# INFORMATION SHOWN
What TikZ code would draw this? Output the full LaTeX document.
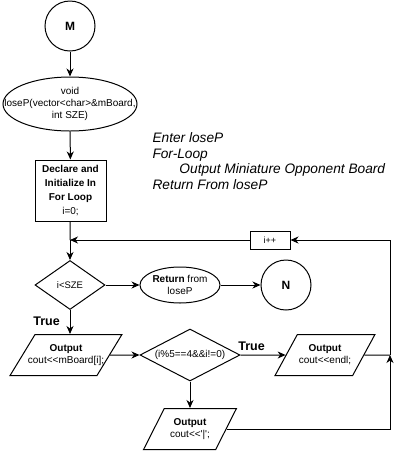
\documentclass[tikz,border=0pt]{standalone}
\usepackage{fontspec}
\setmainfont{Liberation Sans}
\usetikzlibrary{shapes.geometric, arrows.meta, positioning}
\tikzset{
    flow/.style = {
        -{Stealth[length=8pt, width=7pt, inset=2.5pt]},
    },
    conn/.style = {
        draw, circle,
        inner sep     = 0pt,
        minimum size  = 50pt,
        font          = \fontsize{12}{14}\selectfont\bfseries,
    },
    term/.style     = {draw, ellipse, inner sep = 0pt},
    proc/.style     = {draw, rectangle, inner sep = 0pt, align = center},
    decision/.style = {draw, diamond, inner sep = 0pt},
    io/.style = {
        draw, trapezium,
        trapezium stretches   = true,
        trapezium left angle  = 64,
        trapezium right angle = 116,
        inner sep             = 0pt,
        minimum height        = 41pt,
    },
    txt/.style = {
        align     = center,
        inner sep = 0pt,
        font      = \fontsize{10}{12}\selectfont,
    },
    truelbl/.style = {inner sep = 0pt, font = \fontsize{12.5}{14}\selectfont\bfseries},
    note/.style = {
        align     = left,
        inner sep = 0pt,
        font      = \fontsize{13.7}{15.6}\selectfont\itshape,
    },
}

\begin{document}
\begin{tikzpicture}[x=1pt, y=-1pt, line width=1pt]
    \useasboundingbox (0,0) rectangle (402,451);

    \node (M) [conn] at (70,26) {M};
    \node (entry) [term, minimum width=134pt, minimum height=54pt] at (70,104) {};
    \node (entryt) [txt] at (entry) {void\\loseP(vector<char>\&mBoard,\\int SZE)};

    \node (init) [proc, minimum width=71pt, minimum height=61pt, font=\fontsize{10}{13.7}\selectfont] at (70.5,190.5)
        {\textbf{Declare and}\\\textbf{Initialize In}\\\textbf{For Loop}\\i=0;};
    \coordinate (mrg) at (70,240);

    \node (loop) [decision, minimum width=70pt, minimum height=49pt, font=\fontsize{9.5}{11}\selectfont] at (70,285) {i<SZE};
    \node (ret) [term, minimum width=80pt, minimum height=36pt] at (180,285) {};
    \node (rett) [txt] at (ret) {\textbf{Return} from\\loseP};
    \node (N) [conn] at (286,285) {N};

    \node (true1) [truelbl] at (46.5,321) {True};
    \node (io1) [io, minimum width=112pt] at (66,355) {\phantom{M}};
    \node (io1t) [txt] at (io1) {\textbf{Output}\\cout<{}<mBoard[i];};

    \node (chk) [decision, minimum width=100pt, minimum height=52pt] at (190,355) {};
    \node (chkt) [txt] at (chk) {(i\%5==4\&\&i!=0)};

    \node (true2) [truelbl] at (251.5,346) {True};
    \node (io3) [io, minimum width=100pt] at (325,355) {\phantom{M}};
    \node (io3t) [txt] at (io3) {\textbf{Output}\\cout<{}<endl;};

    \node (io2) [io, minimum width=93pt] at (190,429) {\phantom{M}};
    \node (io2t) [txt] at (io2) {\textbf{Output}\\cout<{}<\textquotesingle|\textquotesingle;};

    \node (inc) [proc, minimum width=40pt, minimum height=18pt, font=\fontsize{9}{11}\selectfont] at (270,240) {i++};
    \coordinate (rj) at (390,355);

    \node (notes) [note, anchor=north west] at (152,132)
        {Enter loseP\\For-Loop\\\hspace*{27pt}Output Miniature Opponent Board\\Return From loseP};

    \draw [flow] (M) -- (entry);
    \draw [flow] (entry) -- (init);
    \draw (init) -- (mrg);
    \draw [flow] (mrg) -- (loop);
    \draw [flow] (loop) -- (ret);
    \draw [flow] (ret) -- (N);
    \draw [flow] (loop) -- (loop |- io1.north);
    \draw [flow] (io1) -- (chk);
    \draw [flow] (chk) -- (io3);
    \draw [flow] (chk) -- (io2);
    \draw (io3) -- (rj);
    \draw [flow] (io2) -| (rj);
    \draw [flow] (rj) |- (inc);
    \draw [flow] (inc) -- (mrg);
\end{tikzpicture}
\end{document}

# SHORT TASK
Repeat exactly and only the lines from the start of the data above through the line that holds "(entryt) [txt] at", inclusive. Pictures do not belong in the copy.

# WRITTEN SOLUTION
What TikZ code would draw this? Output the full LaTeX document.
\documentclass[tikz,border=0pt]{standalone}
\usepackage{fontspec}
\setmainfont{Liberation Sans}
\usetikzlibrary{shapes.geometric, arrows.meta, positioning}
\tikzset{
    flow/.style = {
        -{Stealth[length=8pt, width=7pt, inset=2.5pt]},
    },
    conn/.style = {
        draw, circle,
        inner sep     = 0pt,
        minimum size  = 50pt,
        font          = \fontsize{12}{14}\selectfont\bfseries,
    },
    term/.style     = {draw, ellipse, inner sep = 0pt},
    proc/.style     = {draw, rectangle, inner sep = 0pt, align = center},
    decision/.style = {draw, diamond, inner sep = 0pt},
    io/.style = {
        draw, trapezium,
        trapezium stretches   = true,
        trapezium left angle  = 64,
        trapezium right angle = 116,
        inner sep             = 0pt,
        minimum height        = 41pt,
    },
    txt/.style = {
        align     = center,
        inner sep = 0pt,
        font      = \fontsize{10}{12}\selectfont,
    },
    truelbl/.style = {inner sep = 0pt, font = \fontsize{12.5}{14}\selectfont\bfseries},
    note/.style = {
        align     = left,
        inner sep = 0pt,
        font      = \fontsize{13.7}{15.6}\selectfont\itshape,
    },
}

\begin{document}
\begin{tikzpicture}[x=1pt, y=-1pt, line width=1pt]
    \useasboundingbox (0,0) rectangle (402,451);

    \node (M) [conn] at (70,26) {M};
    \node (entry) [term, minimum width=134pt, minimum height=54pt] at (70,104) {};
    \node (entryt) [txt] at (entry) {void\\loseP(vector<char>\&mBoard,\\int SZE)};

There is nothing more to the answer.